NEW YORK/LONDON: Gold sank to a one-year low on Thursday as the dollar rose after comments from Federal Reserve Chairman Jerome Powell that reaffirmed expectations more US interest rate increases are on the way this year.
Bullion is highly exposed to US interest rates, as higher rates raise the opportunity cost of holding non-yielding assets and boost the dollar.
The Fed raised rates in June and policymakers have indicated they expect two more increases this year. Powell said nothing in two days of congressional testimony this week to suggest otherwise.

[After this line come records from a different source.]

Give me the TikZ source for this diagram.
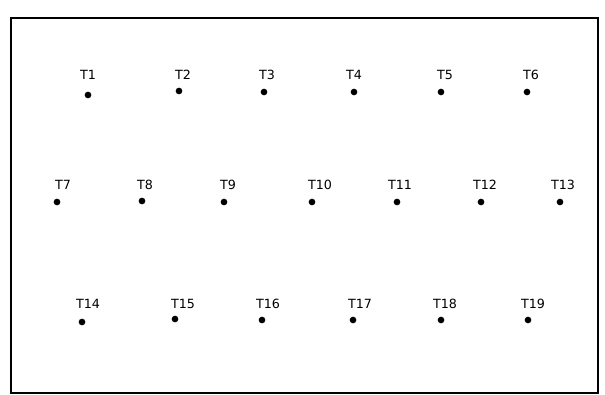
\documentclass[tikz,border=0pt]{standalone}
\usepackage{fontspec}
\setmainfont{DejaVu Sans}

\begin{document}
\begin{tikzpicture}[x=0.75pt, y=-0.75pt, font=\fontsize{9.5}{10}\selectfont,
    frame/.style={draw, line width=1.5pt},
    dot/.style={circle, fill=black, inner sep=0pt, minimum size=5pt},
    tag/.style={inner sep=0pt, anchor=center}
]
\useasboundingbox (0,0) rectangle (605,395);

% Frame
\draw[frame] (11,18) rectangle (598,393);

% Row 1
\node[dot] (T1) at (88,95) {};   \node[tag] (T1lbl) at (88,75) {T1};
\node[dot] (T2) at (179,91) {};  \node[tag] (T2lbl) at (183,75) {T2};
\node[dot] (T3) at (264,92) {};  \node[tag] (T3lbl) at (267,75) {T3};
\node[dot] (T4) at (354,92) {};  \node[tag] (T4lbl) at (354,75) {T4};
\node[dot] (T5) at (441,92) {};  \node[tag] (T5lbl) at (445,75) {T5};
\node[dot] (T6) at (527,92) {};  \node[tag] (T6lbl) at (531,75) {T6};

% Row 2
\node[dot] (T7) at (57,202) {};   \node[tag] (T7lbl) at (63,185) {T7};
\node[dot] (T8) at (142,201) {};  \node[tag] (T8lbl) at (145,185) {T8};
\node[dot] (T9) at (224,202) {};  \node[tag] (T9lbl) at (228,185) {T9};
\node[dot] (T10) at (312,202) {}; \node[tag] (T10lbl) at (320,185) {T10};
\node[dot] (T11) at (397,202) {}; \node[tag] (T11lbl) at (400,185) {T11};
\node[dot] (T12) at (481,202) {}; \node[tag] (T12lbl) at (485,185) {T12};
\node[dot] (T13) at (560,202) {}; \node[tag] (T13lbl) at (563,185) {T13};

% Row 3
\node[dot] (T14) at (82,322) {};  \node[tag] (T14lbl) at (88,304) {T14};
\node[dot] (T15) at (175,319) {}; \node[tag] (T15lbl) at (183,304) {T15};
\node[dot] (T16) at (262,320) {}; \node[tag] (T16lbl) at (268,304) {T16};
\node[dot] (T17) at (353,320) {}; \node[tag] (T17lbl) at (360,304) {T17};
\node[dot] (T18) at (441,320) {}; \node[tag] (T18lbl) at (445,304) {T18};
\node[dot] (T19) at (528,320) {}; \node[tag] (T19lbl) at (533,304) {T19};

\end{tikzpicture}
\end{document}
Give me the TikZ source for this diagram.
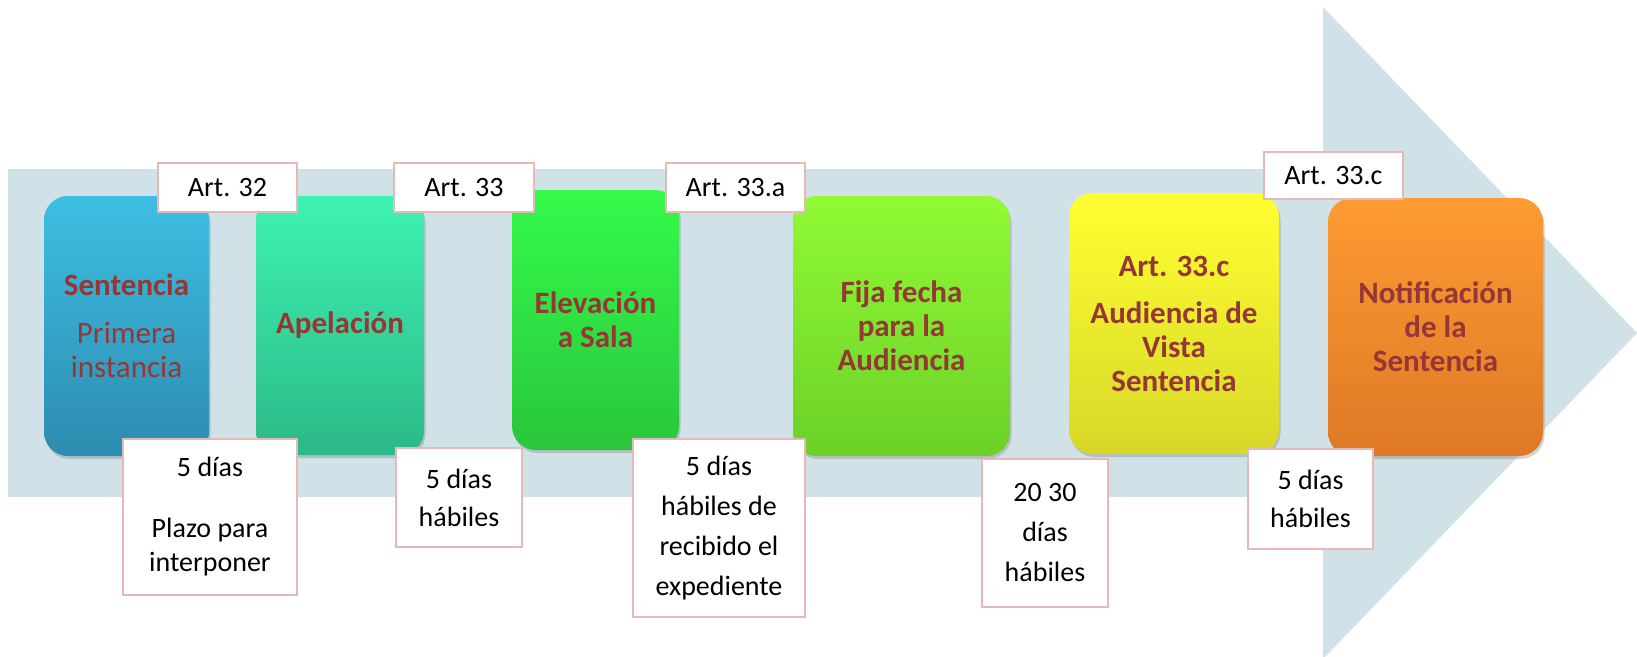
\documentclass[tikz,border=0pt]{standalone}
\usepackage{fontspec}
\setmainfont{Carlito}
\usetikzlibrary{shadows}
\definecolor{arrowbg}{RGB}{208,225,232}
\definecolor{txtred}{RGB}{149,55,53}
\definecolor{lblborder}{RGB}{230,184,183}
\definecolor{blueT}{RGB}{62,190,228}
\definecolor{blueB}{RGB}{44,140,175}
\definecolor{tealT}{RGB}{62,242,178}
\definecolor{tealB}{RGB}{44,185,135}
\definecolor{greenT}{RGB}{52,250,74}
\definecolor{greenB}{RGB}{42,198,60}
\definecolor{limeT}{RGB}{145,250,52}
\definecolor{limeB}{RGB}{108,208,40}
\definecolor{yelT}{RGB}{255,255,50}
\definecolor{yelB}{RGB}{215,215,40}
\definecolor{oraT}{RGB}{255,155,50}
\definecolor{oraB}{RGB}{222,120,38}
\begin{document}
\begin{tikzpicture}[x=1pt,y=-1pt,
  stepbox/.style={rounded corners=24pt, draw=none, align=center, text=txtred,
    font=\fontsize{31}{34}\selectfont\bfseries, inner sep=0pt,
    drop shadow={opacity=0.35,shadow xshift=1.5pt,shadow yshift=-3pt}},
  lbl/.style={draw=lblborder, line width=1.8pt, fill=white, align=center,
    font=\fontsize{28}{34}\selectfont, inner sep=0pt},
  lblw/.style={lbl, font=\fontsize{28}{40}\selectfont},
  lblm/.style={lbl, font=\fontsize{28}{38}\selectfont}
]
\useasboundingbox (0,0) rectangle (1637,656);
% big arrow
\fill[arrowbg] (8,169) -- (1323,169) -- (1323,7) -- (1637,333) -- (1323,659) -- (1323,497) -- (8,497) -- cycle;

% step boxes
\node[stepbox, top color=blueT, bottom color=blueB, minimum width=165, minimum height=260] (s1) at (126.5,326)
  {Sentencia\\[14pt]\mdseries Primera\\\mdseries instancia};
\node[stepbox, top color=tealT, bottom color=tealB, minimum width=168, minimum height=259] (s2) at (340,325.5)
  {Apelación};
\node[stepbox, top color=greenT, bottom color=greenB, minimum width=167, minimum height=260] (s3) at (595.5,320)
  {Elevación\\a Sala};
\node[stepbox, top color=limeT, bottom color=limeB, minimum width=217, minimum height=260] (s4) at (901.5,326)
  {Fija fecha\\para la\\Audiencia};
\node[stepbox, top color=yelT, bottom color=yelB, minimum width=210, minimum height=261] (s5) at (1174,323.5)
  {Art. 33.c\\[13pt]Audiencia de\\Vista\\Sentencia};
\node[stepbox, top color=oraT, bottom color=oraB, minimum width=215, minimum height=258] (s6) at (1435.5,327)
  {Notificación\\de la\\Sentencia};

% top labels
\node[lbl, minimum width=139, minimum height=49] (a1) at (227.5,187.5) {Art. 32};
\node[lbl, minimum width=140, minimum height=49] (a2) at (464,187.5) {Art. 33};
\node[lbl, minimum width=139, minimum height=49] (a3) at (735.5,187.5) {Art. 33.a};
\node[lbl, minimum width=139, minimum height=47] (a4) at (1333.5,175.5) {Art. 33.c};

% bottom labels
\node[lbl, minimum width=174, minimum height=156] (b1) at (210,517) {5 días\\[27pt]Plazo para\\interponer};
\node[lblm, minimum width=126, minimum height=99] (b2) at (459,497.5) {5 días\\hábiles};
\node[lblw, minimum width=172, minimum height=178] (b3) at (719,528) {5 días\\hábiles de\\recibido el\\expediente};
\node[lblw, minimum width=126, minimum height=148] (b4) at (1045,533) {20 30\\días\\hábiles};
\node[lblm, minimum width=125, minimum height=100] (b5) at (1310.5,499) {5 días\\hábiles};
\end{tikzpicture}
\end{document}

Spot gold was down 0.3 percent at $1,223.15 per ounce by 2:15 p.m. EDT (1815 GMT), having earlier touched $1,211.08, its lowest since July 2017. US gold futures for August delivery settled down $3.90, or 0.3 percent, at $1,224 per ounce.
Gold prices later turned positive, albeit briefly, as the dollar declined against a basket of currencies after US President Donald Trump told CNBC television he is “not thrilled” about interest rate increases because they strengthened the dollar, making US exports more expensive overseas.
But the greenback regained some of its losses, barely changed from the previous session’s close. Gold prices rose to match the previous session’s highs before returning to negative territory.
“There was technical selling after a fundamentally bullish news spike,” said Dan Hussey, senior market strategist of RJO Futures.
Global trade tensions have not driven investors to purchase gold, traders said. Bullion is generally regarded as a safe and stable store of value during times of global uncertainty.
“If trade tensions hamper global growth, that’ll impact demand,” said Chris Gaffney, president of world markets at TIAA Bank.
The dollar earlier rose to a one-year high against a basket of six major currencies, supported by Powell’s bullish comments.
Among other precious metals, silver dropped 0.7 percent to $15.42 an ounce, after plunging to a one-year low of $15.13.
Platinum lost 0.6 percent at $808.50 per ounce, earlier dropping to $788, its lowest since December 2008.
Palladium fell 3.1 percent to $878 per ounce, having slipped to its lowest since July 2017 at $859.50.